There may be no better course for the old Tiger to re-emerge than Pebble Beach. It was here that Woods trailed Matt Gogel by seven strokes with seven holes to play at the 2000 AT&T before going four under on the last four holes to win. It was here that Woods dusted Open runners-up Ernie Els and Miguel Angel Jimenez by more than two touchdowns five months later in a display that NBC golf analyst Johnny Miller and others have called the finest golf ever played.
Woods hit 47 of 56 fairways, was the longest player in the field, and enjoyed the best putting week of his life.
"If you want to watch a guy win the U.S. Open playing perfectly," Els said, "you've just seen it this week."
Mickelson tied for 16th place at the 2000 Open, and shot 68-81 to miss the cut at the '92 Pebble Open. He is one of only seven players in this week's field to have played both of the last two U.S. Opens at Pebble Beach.
More importantly, Mickelson has won three times at this historic seaside treasure, most recently in 2007, when his 20-under total beat the next-best finisher, Kevin Sutherland, by a very comfortable five strokes.
"I've played so much here over the years," Mickelson, who turned 40 Wednesday, said this week. "I've had some success at AT&T and have a lot of fond memories here."
The problem is that he also has a lot of not-so-fond memories of his near misses at the confounding U.S. Open, would-haves and could-haves born of ill-timed back-nine bogeys at Pinehurst No. 2 and Bethpage Black (twice), and killing double-bogeys at Shinnecock Hills and Winged Foot.
At a firm 7,040 yards, Pebble Beach could hardly be more different from 7,445-yard Bethpage, home of last year's rain-plagued second major.
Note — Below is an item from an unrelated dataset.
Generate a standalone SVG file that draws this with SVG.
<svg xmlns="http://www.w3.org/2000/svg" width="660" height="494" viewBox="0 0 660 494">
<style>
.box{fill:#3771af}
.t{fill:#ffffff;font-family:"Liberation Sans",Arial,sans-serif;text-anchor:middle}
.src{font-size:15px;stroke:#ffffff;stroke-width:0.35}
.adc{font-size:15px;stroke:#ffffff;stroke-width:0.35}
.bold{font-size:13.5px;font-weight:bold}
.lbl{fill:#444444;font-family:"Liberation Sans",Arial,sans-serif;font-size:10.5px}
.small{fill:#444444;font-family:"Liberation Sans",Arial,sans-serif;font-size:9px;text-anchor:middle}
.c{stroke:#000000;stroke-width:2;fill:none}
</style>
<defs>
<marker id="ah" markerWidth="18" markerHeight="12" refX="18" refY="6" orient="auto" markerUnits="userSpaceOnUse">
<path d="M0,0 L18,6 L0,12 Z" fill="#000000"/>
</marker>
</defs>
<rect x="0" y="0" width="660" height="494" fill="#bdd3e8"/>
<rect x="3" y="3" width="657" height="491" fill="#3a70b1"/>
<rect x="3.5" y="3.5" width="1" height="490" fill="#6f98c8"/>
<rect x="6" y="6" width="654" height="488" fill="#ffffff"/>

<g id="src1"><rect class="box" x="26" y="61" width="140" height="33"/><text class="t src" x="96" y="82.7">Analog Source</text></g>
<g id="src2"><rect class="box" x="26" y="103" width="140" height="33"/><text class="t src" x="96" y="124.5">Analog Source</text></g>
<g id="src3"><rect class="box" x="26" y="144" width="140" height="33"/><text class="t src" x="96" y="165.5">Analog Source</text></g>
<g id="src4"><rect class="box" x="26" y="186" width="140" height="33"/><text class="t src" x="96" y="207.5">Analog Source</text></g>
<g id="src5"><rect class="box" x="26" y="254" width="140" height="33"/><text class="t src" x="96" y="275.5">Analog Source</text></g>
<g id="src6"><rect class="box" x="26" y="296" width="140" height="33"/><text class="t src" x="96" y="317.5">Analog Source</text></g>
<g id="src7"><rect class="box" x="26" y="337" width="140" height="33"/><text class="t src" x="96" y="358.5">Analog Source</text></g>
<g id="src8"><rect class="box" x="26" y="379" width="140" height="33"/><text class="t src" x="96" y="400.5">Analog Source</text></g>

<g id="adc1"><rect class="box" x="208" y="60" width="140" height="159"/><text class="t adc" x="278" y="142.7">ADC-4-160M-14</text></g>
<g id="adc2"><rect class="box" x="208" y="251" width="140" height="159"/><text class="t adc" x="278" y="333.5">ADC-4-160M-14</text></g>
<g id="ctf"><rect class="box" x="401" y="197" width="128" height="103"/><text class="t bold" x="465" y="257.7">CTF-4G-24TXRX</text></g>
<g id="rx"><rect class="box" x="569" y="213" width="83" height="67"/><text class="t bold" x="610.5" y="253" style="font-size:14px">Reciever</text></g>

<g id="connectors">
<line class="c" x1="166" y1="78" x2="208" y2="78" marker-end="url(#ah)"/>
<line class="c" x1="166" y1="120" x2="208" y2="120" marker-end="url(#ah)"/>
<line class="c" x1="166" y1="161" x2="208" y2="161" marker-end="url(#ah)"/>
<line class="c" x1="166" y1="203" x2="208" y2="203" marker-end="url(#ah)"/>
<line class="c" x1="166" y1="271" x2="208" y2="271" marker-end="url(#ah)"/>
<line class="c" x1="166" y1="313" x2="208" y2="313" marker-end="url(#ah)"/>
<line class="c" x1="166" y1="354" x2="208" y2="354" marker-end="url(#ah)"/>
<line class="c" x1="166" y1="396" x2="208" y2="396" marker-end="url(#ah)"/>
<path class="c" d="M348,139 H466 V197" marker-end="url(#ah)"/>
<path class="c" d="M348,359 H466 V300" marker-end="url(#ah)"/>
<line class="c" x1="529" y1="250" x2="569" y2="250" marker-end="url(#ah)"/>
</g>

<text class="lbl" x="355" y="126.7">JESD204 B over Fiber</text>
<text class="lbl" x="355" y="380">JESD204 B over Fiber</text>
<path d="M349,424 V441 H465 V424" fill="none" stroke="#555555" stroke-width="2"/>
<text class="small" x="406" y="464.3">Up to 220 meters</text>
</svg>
Pebble is also playing differently than it ever has in four previous U.S. Opens.
Oceanside fairways have been moved closer to the cliffs on holes 4, 6, 8, 9 and 10, and the rough that used to keep balls from rolling over the cliffs of doom has been shaved. This could be the year that puts the "beach" in Pebble.
"I actually hit one onto the beach the other day on the 10th hole," said Els. "I think I could have got down there [to hit the ball]. I don't know if I would have come back up. I think you might need a rope or something."
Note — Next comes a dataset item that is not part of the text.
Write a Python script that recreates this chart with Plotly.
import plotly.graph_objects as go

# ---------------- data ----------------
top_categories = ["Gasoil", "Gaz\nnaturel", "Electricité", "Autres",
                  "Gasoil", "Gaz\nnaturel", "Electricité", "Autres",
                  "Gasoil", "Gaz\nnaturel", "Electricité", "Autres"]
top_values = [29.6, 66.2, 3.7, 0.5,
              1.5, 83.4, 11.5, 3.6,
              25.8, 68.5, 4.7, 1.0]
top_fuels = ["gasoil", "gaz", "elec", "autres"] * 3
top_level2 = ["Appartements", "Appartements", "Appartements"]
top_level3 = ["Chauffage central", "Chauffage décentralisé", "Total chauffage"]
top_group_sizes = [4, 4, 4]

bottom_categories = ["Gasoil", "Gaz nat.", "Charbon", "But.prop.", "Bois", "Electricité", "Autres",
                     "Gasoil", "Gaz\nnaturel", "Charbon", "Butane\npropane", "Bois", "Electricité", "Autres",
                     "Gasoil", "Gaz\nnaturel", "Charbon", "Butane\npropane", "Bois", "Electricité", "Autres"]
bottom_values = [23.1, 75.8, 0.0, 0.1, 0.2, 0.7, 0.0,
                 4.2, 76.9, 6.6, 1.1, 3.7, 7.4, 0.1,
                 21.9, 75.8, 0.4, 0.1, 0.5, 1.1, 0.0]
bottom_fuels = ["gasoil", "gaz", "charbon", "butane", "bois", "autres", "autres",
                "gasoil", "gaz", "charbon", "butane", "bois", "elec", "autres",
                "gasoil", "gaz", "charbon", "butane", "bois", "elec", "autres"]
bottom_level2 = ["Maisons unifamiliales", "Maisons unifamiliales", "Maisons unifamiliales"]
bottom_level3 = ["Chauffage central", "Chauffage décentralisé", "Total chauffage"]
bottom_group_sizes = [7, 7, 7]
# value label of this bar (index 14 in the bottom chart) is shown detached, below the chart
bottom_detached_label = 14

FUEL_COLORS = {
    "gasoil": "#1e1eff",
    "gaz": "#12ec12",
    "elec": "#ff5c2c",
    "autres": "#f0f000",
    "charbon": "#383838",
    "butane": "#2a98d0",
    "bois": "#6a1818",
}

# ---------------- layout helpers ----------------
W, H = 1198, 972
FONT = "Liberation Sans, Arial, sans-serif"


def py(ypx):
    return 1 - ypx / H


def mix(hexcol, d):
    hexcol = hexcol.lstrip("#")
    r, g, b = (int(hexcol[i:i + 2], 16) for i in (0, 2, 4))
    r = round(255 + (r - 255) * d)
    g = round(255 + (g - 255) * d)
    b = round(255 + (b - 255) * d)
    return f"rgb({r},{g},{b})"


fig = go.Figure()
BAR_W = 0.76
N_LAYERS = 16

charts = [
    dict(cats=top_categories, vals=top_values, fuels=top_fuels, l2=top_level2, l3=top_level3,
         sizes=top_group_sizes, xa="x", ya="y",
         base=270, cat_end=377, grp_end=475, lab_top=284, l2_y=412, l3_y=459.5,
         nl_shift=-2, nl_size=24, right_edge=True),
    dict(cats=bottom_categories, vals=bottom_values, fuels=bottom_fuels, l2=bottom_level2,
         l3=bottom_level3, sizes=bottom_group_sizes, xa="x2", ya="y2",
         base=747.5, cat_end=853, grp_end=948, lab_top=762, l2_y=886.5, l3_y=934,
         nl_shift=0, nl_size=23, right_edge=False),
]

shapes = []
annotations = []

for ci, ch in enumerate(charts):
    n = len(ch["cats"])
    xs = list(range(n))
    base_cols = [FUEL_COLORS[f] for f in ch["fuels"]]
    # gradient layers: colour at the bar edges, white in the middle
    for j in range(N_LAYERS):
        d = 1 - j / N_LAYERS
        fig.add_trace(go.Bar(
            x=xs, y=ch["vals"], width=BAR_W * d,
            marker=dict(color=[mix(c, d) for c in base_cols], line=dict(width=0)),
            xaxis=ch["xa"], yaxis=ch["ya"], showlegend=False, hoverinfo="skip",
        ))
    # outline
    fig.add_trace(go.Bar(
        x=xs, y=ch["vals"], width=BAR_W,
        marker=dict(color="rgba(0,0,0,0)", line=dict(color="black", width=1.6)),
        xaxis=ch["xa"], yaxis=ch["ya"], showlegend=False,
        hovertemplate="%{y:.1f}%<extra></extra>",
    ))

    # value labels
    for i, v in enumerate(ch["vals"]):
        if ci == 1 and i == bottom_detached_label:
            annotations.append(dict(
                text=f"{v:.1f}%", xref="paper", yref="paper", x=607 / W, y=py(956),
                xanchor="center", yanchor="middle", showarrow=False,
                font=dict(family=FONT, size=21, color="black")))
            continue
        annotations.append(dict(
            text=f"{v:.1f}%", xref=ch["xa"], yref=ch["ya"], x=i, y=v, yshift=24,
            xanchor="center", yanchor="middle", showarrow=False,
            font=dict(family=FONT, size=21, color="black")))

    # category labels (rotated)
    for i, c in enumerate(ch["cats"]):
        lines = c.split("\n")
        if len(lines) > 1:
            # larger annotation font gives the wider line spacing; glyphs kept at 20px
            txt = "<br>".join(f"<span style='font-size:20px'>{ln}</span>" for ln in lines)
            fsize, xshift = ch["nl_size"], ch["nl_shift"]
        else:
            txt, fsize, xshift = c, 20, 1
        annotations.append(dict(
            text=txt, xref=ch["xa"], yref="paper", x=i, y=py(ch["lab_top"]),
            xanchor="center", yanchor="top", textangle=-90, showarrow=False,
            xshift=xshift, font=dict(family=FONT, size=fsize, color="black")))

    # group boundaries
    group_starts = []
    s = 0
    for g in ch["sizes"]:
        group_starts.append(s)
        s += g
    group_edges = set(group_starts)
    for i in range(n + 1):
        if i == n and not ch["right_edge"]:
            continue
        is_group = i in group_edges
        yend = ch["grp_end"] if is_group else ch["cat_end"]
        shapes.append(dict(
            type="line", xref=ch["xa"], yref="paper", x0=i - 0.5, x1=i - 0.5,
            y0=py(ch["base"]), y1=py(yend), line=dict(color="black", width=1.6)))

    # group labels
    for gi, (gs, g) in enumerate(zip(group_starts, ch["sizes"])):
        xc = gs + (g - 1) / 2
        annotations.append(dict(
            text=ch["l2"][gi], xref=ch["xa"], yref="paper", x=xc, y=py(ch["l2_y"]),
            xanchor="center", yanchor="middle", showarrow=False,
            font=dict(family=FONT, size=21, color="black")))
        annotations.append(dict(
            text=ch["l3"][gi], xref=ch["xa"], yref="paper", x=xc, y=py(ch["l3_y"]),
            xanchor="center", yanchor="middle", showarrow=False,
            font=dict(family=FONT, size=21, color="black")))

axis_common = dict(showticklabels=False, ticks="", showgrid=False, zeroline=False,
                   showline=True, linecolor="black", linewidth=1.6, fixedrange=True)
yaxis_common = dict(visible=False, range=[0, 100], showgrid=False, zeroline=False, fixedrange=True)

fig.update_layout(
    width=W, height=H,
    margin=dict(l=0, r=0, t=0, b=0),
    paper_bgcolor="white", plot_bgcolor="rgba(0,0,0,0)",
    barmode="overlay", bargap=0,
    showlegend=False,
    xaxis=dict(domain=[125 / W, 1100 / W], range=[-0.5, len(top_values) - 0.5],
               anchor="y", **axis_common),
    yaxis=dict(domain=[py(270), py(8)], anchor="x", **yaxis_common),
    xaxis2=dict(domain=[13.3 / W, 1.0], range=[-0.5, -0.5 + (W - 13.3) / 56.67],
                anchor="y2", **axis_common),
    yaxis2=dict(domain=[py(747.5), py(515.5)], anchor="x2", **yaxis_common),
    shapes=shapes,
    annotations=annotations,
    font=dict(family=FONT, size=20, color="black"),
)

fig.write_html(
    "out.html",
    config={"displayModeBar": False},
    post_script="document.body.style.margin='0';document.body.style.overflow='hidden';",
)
The weather has been typical for this time of year, a bit cool with a mix of fog and sunshine, and the odd breeze. Even Wisconsin's Jerry Kelly, usually impervious to the cold, donned a sweater for his practice round Wednesday.
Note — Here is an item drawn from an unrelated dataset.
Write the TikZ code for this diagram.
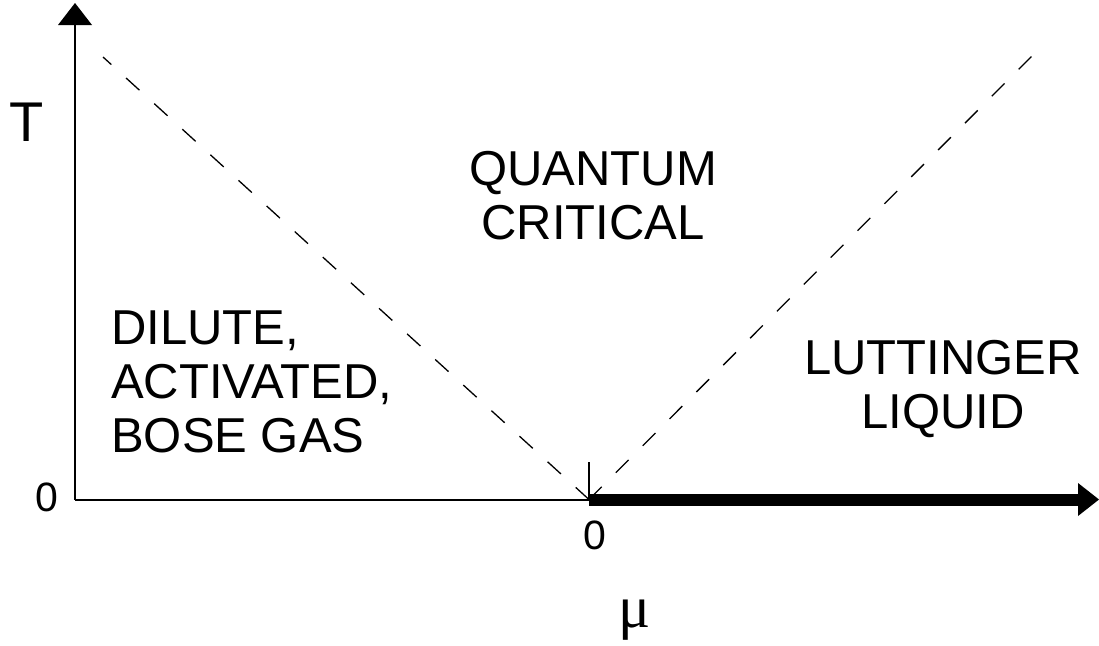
\documentclass[tikz,border=0pt]{standalone}
\usepackage{fontspec}
\setmainfont{Liberation Sans}
\newfontfamily\serifmu{Liberation Serif}
\usetikzlibrary{arrows.meta}
\tikzset{
  axis/.style={line width=2pt, draw=black},
  thickaxis/.style={line width=12pt, draw=black},
  dashline/.style={line width=1.3pt, dash pattern=on 18pt off 20pt},
  region/.style={inner sep=0pt, font=\fontsize{49}{54}\selectfont},
  zero/.style={inner sep=0pt, font=\fontsize{41}{48}\selectfont},
}
\begin{document}
\begin{tikzpicture}[x=1pt,y=-1pt]
\useasboundingbox (0,0) rectangle (1099,645);
% coordinates
\coordinate (O) at (75,499.5);
\coordinate (Ytop) at (75,3);
\coordinate (M0) at (589,499.5);
\coordinate (Xend) at (1099,499.5);
\coordinate (L) at (103,57);
\coordinate (R) at (1035,53);
\coordinate (tick) at (589,462);
% dashed crossover lines
\draw[dashline] (M0) -- (L);
\draw[dashline] (M0) -- (R);
% axes
\draw[axis, -{Triangle[width=34pt,length=22pt,line width=0pt]}] (O) -- (Ytop);
\draw[axis] (O) -- (M0);
\draw[thickaxis, -{Triangle[width=33pt,length=21pt,line width=0pt]}] (M0) -- (Xend);
\draw[line width=1.5pt] (M0) -- (tick);
% labels
\node[inner sep=0pt, anchor=base, font=\fontsize{56}{60}\selectfont] (Tlab) at (26.5,141) {T};
\node[zero] (zeroT) at (46.5,497.5) {0};
\node[zero] (zeroM) at (594.5,535.5) {0};
\node[inner sep=0pt, font=\serifmu\fontsize{60}{64}\selectfont] (mulab) at (635,620) {μ};
\node[region, align=center] (qc) at (593,196) {QUANTUM\\CRITICAL};
\node[region, align=left, anchor=west] (dil) at (111,382) {DILUTE,\\ACTIVATED,\\BOSE GAS};
\node[region, align=center] (ll) at (943,389) {LUTTINGER\\LIQUID};
\end{tikzpicture}
\end{document}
The USGA is using its graduated-rough setup for the fifth consecutive year. Fairways will average 35 yards in width, with a six-foot wide swath of 1.5-inch "intermediate rough" on either side. Then comes a 15-foot band of primary rough (2.5-3 inches), framed by the tall hay (4-5 inches).
"It's the best golf course I've ever played," said Jason Gore, who like Woods grew up playing Pebble in the state am, starting in 1995. "Mike Davis [of the USGA] did an incredible job. You're going to need a good short game, since the greens are so small and so hard, and some luck, since they're [poa annua, a slightly bumpy strain of grass]. They're exciting."
Mickelson and Watson are among the few players in the field who know Pebble's greens as well as Woods, who went all four rounds without a three-putt at the 2000 Open.
Woods and Mickelson are perhaps best suited to attack a short Open course with postage-stamp greens. They will need to use their volatile drivers only once or twice per round if the wind doesn't blow, at which point their superior touch may take over and separate them from the field.
That's the plan, anyway. It's been a long time since anything went according to script for Woods. Mickelson is still waiting for his fairytale ending. Each has reason to hope that this is the week that changes everything.